JOBS BOTH GOOD AND BAD
ONE of the realms least understood by the intellectual class is that of work. They see it via categories and stereotypes. Since the world and its hierarchies to them is static– they’ve been trained within hierarchies to view it as such– they don’t realize the chief goal of everyone who works a shitty job is to leave it.
At the same time they don’t understand that most of us out here in the world enjoy work. It gives us meaning. Purpose. Especially when it involves successfully completing tasks. The human animal has advanced through completing tasks.
Last week we had several experiences with individuals who enjoy being competent at their jobs. Including an intelligent young plumber who quickly isolated the problem in the old house we rent, then described it as if he were Sherlock Holmes solving a case. Another, a cook at a local Mediterranean restaurant we frequent, explaining to us how he cooks chicken for sandwiches and salads to perfection.
ON THE OTHER HAND there’s the world of fast food, and other industrial-minded professions which have brought hyper-efficiency to business, breaking service down to a series of repetitive, mundane tasks. Impersonal roles which could– and someday will– be performed by robots.

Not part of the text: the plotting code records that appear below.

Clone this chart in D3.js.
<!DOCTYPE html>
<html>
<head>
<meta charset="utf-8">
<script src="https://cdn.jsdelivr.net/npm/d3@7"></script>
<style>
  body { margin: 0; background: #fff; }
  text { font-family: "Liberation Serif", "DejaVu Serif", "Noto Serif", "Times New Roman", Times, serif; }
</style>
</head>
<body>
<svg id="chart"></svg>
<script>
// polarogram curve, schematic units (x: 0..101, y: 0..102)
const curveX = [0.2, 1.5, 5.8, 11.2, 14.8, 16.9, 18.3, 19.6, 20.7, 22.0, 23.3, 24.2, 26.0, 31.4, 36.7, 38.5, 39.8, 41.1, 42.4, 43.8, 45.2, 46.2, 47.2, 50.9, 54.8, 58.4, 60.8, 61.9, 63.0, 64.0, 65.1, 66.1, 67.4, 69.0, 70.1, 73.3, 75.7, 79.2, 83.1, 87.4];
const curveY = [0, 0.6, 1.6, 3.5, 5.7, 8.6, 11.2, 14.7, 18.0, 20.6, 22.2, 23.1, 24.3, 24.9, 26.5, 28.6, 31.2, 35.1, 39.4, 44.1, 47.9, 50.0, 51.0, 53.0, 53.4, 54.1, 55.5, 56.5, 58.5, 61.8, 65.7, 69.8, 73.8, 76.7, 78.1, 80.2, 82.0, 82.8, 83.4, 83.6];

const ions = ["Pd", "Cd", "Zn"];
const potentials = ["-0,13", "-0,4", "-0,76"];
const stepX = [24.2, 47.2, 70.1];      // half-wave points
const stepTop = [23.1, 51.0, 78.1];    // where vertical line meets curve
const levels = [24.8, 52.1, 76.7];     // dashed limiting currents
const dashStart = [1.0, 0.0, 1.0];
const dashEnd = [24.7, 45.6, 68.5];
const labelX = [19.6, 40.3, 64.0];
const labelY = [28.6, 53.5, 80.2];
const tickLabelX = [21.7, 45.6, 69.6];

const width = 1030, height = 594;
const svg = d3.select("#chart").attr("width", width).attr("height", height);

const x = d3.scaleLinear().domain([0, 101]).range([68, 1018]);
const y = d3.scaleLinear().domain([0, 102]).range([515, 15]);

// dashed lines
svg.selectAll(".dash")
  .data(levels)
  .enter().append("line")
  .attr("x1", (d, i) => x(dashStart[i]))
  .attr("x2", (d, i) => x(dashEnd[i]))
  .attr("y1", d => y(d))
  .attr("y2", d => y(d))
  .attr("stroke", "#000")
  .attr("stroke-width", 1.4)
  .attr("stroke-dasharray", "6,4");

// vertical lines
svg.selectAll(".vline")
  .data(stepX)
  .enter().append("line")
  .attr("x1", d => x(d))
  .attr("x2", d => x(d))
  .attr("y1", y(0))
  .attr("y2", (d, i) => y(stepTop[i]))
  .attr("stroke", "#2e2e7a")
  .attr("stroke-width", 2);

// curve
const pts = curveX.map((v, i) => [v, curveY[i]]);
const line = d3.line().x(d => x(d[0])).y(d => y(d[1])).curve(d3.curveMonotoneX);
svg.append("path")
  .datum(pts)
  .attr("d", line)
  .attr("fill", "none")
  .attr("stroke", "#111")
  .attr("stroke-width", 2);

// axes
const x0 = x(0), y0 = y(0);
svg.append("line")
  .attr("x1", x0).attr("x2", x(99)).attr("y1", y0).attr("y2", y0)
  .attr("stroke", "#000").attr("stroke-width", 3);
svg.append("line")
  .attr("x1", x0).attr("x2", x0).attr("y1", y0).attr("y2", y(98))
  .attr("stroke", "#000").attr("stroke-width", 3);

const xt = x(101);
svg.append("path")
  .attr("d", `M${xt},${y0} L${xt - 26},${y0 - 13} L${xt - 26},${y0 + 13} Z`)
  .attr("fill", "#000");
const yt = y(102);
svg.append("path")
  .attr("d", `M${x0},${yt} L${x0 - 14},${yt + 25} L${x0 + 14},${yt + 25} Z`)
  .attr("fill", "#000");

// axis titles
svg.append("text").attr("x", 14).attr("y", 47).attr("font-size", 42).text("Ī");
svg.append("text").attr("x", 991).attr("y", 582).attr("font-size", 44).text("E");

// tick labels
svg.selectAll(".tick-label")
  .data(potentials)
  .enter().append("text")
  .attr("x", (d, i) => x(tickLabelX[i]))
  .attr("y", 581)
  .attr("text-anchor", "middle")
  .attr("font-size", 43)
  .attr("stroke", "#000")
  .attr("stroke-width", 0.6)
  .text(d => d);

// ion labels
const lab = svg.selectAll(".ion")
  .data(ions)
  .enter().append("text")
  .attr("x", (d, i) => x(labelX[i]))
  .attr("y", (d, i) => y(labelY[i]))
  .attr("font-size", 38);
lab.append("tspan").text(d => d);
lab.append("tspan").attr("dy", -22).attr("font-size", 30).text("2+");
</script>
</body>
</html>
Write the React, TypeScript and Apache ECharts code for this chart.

Our latest feature short story, “Hamburger Hill” by John Higgins, is as frightening an inside look at the fast food business as you’ll find.
THE JOYS OF WRITING
But what about writing?
THE APPEAL of writing in part is the work. The joy of making something. Constructing an entire world from a blank page. Giving the construction form, color, finish: appeal. Little different than making a cabinet. All writers– most, anyway– aim to present a well-made product.
On rare occasions that process is synonymous with the creation of art.